Zoe has been solid in housetraining for well over 2 months now. When I leave for an hr or so I leave her free in the house without any problems.
I take her out every evening around 5:30 and Then usually around 9:30 as her last time. I just came into the study and found a puddle on the floor. Why would she do that?
Through out the day I have set times that I take her out , but she does alert me by going to door at night if it is 9:30 and I have not taken her yet.
I am disappointed and could not scold her because I did not catch her in the act. I do not understand why she did that, is it normal?


----------



## N2Mischief (Dec 3, 2012)

Could just be a fluke, but watch her, if it keeps happening she may have a UTI.


----------



## lily cd re (Jul 23, 2012)

I agree with N2M. It is probably just a chance thing, but if you are concerned keep her supervised so you can catch her in the act just in case. If she has been really reliable (which I know she has been) then it could mean she doesn't feel right. I hope it turns out not to be anything other than a slip up.


----------



## Shamrockmommy (Aug 16, 2013)

I Feel your pain! Two of mine had accidents indoors today. It's been raining for the last four days though and eventually the wet squishy ground disgusts them too much for them to pee onit.


----------



## BorderKelpie (Dec 3, 2011)

OK, how old is she and is she spayed?

If I have a young lady made a mistake, I now know to check for the start of a season or a UTI. A one time oops doesn't normally get me in an uproar, but I will check her 'lady bits' for swelling and if she's not coming into a heat cycle, I will watch for signs of a urinary tract infection. 

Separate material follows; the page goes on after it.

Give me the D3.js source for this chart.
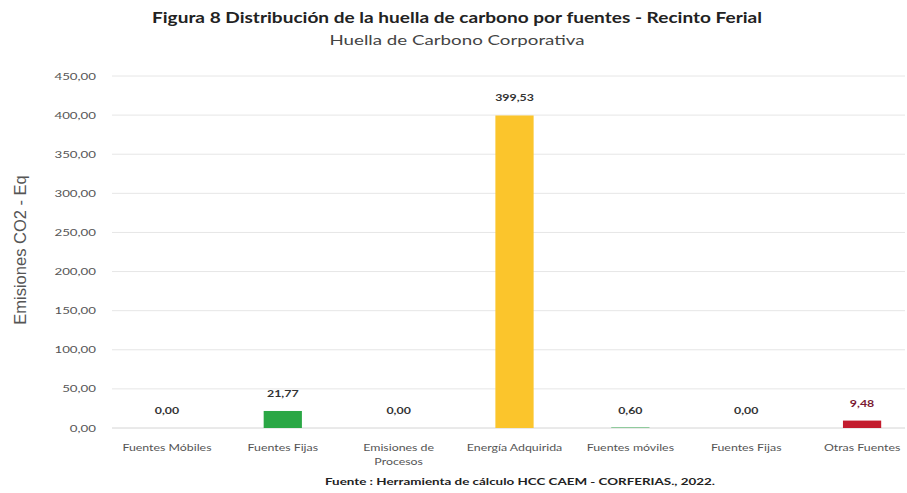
<!DOCTYPE html>
<html><head><meta charset="utf-8">
<script src="https://cdn.jsdelivr.net/npm/d3@7"></script>
<style>body{margin:0;background:#fff;}svg{display:block;}</style>
</head><body>
<svg id="c" width="907" height="493"></svg>
<script>
const categories = [["Fuentes Móbiles"],["Fuentes Fijas"],["Emisiones de","Procesos"],["Energía Adquirida"],["Fuentes móviles"],["Fuentes Fijas"],["Otras Fuentes"]];
const values = [0.00, 21.77, 0.00, 399.53, 0.60, 0.00, 9.48];
const barColors = ["#2aa745","#2aa745","#2aa745","#fbc52c","#2aa745","#2aa745","#c31c2e"];
const labelColors = ["#333","#333","#333","#333","#333","#333","#7a1a33"];
const yTicks = [0,50,100,150,200,250,300,350,400,450];

const svg = d3.select("#c");
const fmt = v => d3.format(".2f")(v).replace(".", ",");
const x = d3.scaleBand().domain(d3.range(values.length)).range([109, 920]).paddingInner(0.67).paddingOuter(0.335);
const y = d3.scaleLinear().domain([0,450]).range([428, 76]);

function stretch(sel, f){
  sel.each(function(){
    const w = this.getComputedTextLength();
    d3.select(this).attr("textLength", w*f).attr("lengthAdjust","spacingAndGlyphs");
  });
}

// gridlines
svg.append("g").selectAll("line").data(yTicks).join("line")
  .attr("x1",112).attr("x2",905).attr("y1",d=>y(d)).attr("y2",d=>y(d))
  .attr("stroke", d=> d===0 ? "#d4d4d4" : "#e6e6e6").attr("stroke-width",1);

// y axis tick labels
const yAxis = d3.axisLeft(y).tickValues(yTicks).tickFormat(fmt).tickSize(0).tickPadding(0);
const ga = svg.append("g").attr("transform","translate(96,0)").call(yAxis);
ga.select(".domain").remove();
ga.selectAll("text").attr("font-family","Lato, sans-serif").attr("font-size",9.5).attr("fill","#555");
stretch(ga.selectAll("text"), 1.4);

// bars
svg.append("g").selectAll("rect").data(values).join("rect")
  .attr("x",(d,i)=>x(i)).attr("width",x.bandwidth())
  .attr("y",d=>y(d)).attr("height",d=>y(0)-y(d))
  .attr("fill",(d,i)=>barColors[i]);

// value labels
const vl = svg.append("g").selectAll("text").data(values).join("text")
  .attr("x",(d,i)=>x(i)+x.bandwidth()/2).attr("y",d=>y(d)-14)
  .attr("text-anchor","middle").attr("font-family","Lato, sans-serif").attr("font-size",9.5)
  .attr("font-weight","bold").attr("fill",(d,i)=>labelColors[i]).text(fmt);
stretch(vl, 1.3);

// category labels
const xAxis = d3.axisBottom(x).tickSize(0).tickFormat("");
const gx = svg.append("g").attr("transform","translate(0,428)").call(xAxis);
gx.select(".domain").remove();
gx.selectAll(".tick").each(function(d){
  const t = d3.select(this).append("text").attr("text-anchor","middle")
    .attr("font-family","Lato, sans-serif").attr("font-size",9.5).attr("fill","#555").attr("y",23);
  categories[d].forEach((s,k)=>t.append("tspan").attr("x",0).attr("dy",k?14:0).text(s));
});
stretch(gx.selectAll("tspan"), 1.3);

// titles
const t1 = svg.append("text").attr("x",457).attr("y",23).attr("text-anchor","middle")
  .attr("font-family","Lato, sans-serif").attr("font-weight","bold").attr("font-size",16).attr("fill","#222")
  .text("Figura 8 Distribución de la huella de carbono por fuentes - Recinto Ferial");
stretch(t1, 610/ t1.node().getComputedTextLength() );
const t2 = svg.append("text").attr("x",457).attr("y",45).attr("text-anchor","middle")
  .attr("font-family","Lato, sans-serif").attr("font-size",13).attr("fill","#444")
  .text("Huella de Carbono Corporativa");
stretch(t2, 255/ t2.node().getComputedTextLength());
svg.append("text").attr("transform","translate(26,250) rotate(-90)").attr("text-anchor","middle")
  .attr("font-family","Liberation Sans, Arial, sans-serif").attr("font-size",16.5).attr("fill","#555")
  .text("Emisiones CO2 - Eq");
const t3 = svg.append("text").attr("x",520).attr("y",485).attr("text-anchor","middle")
  .attr("font-family","Lato, sans-serif").attr("font-weight","bold").attr("font-size",10).attr("fill","#222")
  .text("Fuente : Herramienta de cálculo HCC CAEM - CORFERIAS., 2022.");
stretch(t3, 390/ t3.node().getComputedTextLength());
</script>
</body></html>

Sometimes, an oops is just an oops, though.


----------



## fjm (Jun 4, 2010)

I too have found mine had more accidents as they hit adolescence, and definitely become less reliable when a season is due.


----------



## mom2Zoe (Jun 17, 2014)

Thanks for all the responses. I am hoping it was a one time thing. She didn't even do it by the door as if trying to alert me.
I really do not think she is sick either. :dontknow: 
I still take her out every 4 hrs and never require her to hold it longer. I think they say they can hold it as old as they are and she is almost 8 months.


----------



## mom2Zoe (Jun 17, 2014)

BorderKelpie said:


> OK, how old is she and is she spayed?
> 
> If I have a young lady made a mistake, I now know to check for the start of a season or a UTI. A one time oops doesn't normally get me in an uproar, but I will check her 'lady bits' for swelling and if she's not coming into a heat cycle, I will watch for signs of a urinary tract infection.
> 
> Sometimes, an oops is just an oops, though.



She is almost 8 months and she is spayed. She doesn't seem sick at all.


----------



## MiniPoo (Mar 6, 2014)

Remember that when considering how long dogs can hold it based on their age, often the "rules" are applicable for dogs that are being crated not left out loose. If Zoe drinks a lot of water or has been playing, she will most likely need to go out before 4 hours. Just something to consider.


----------



## mom2Zoe (Jun 17, 2014)

MiniPoo said:


> Remember that when considering how long dogs can hold it based on their age, often the "rules" are applicable for dogs that are being crated not left out loose. If Zoe drinks a lot of water or has been playing, she will most likely need to go out before 4 hours. Just something to consider.




She is not a big drinker, wish she was.

She does fine with 4hrs for awhile now. It didn't happen again so I am relieved. Think it was just a fluke.


----------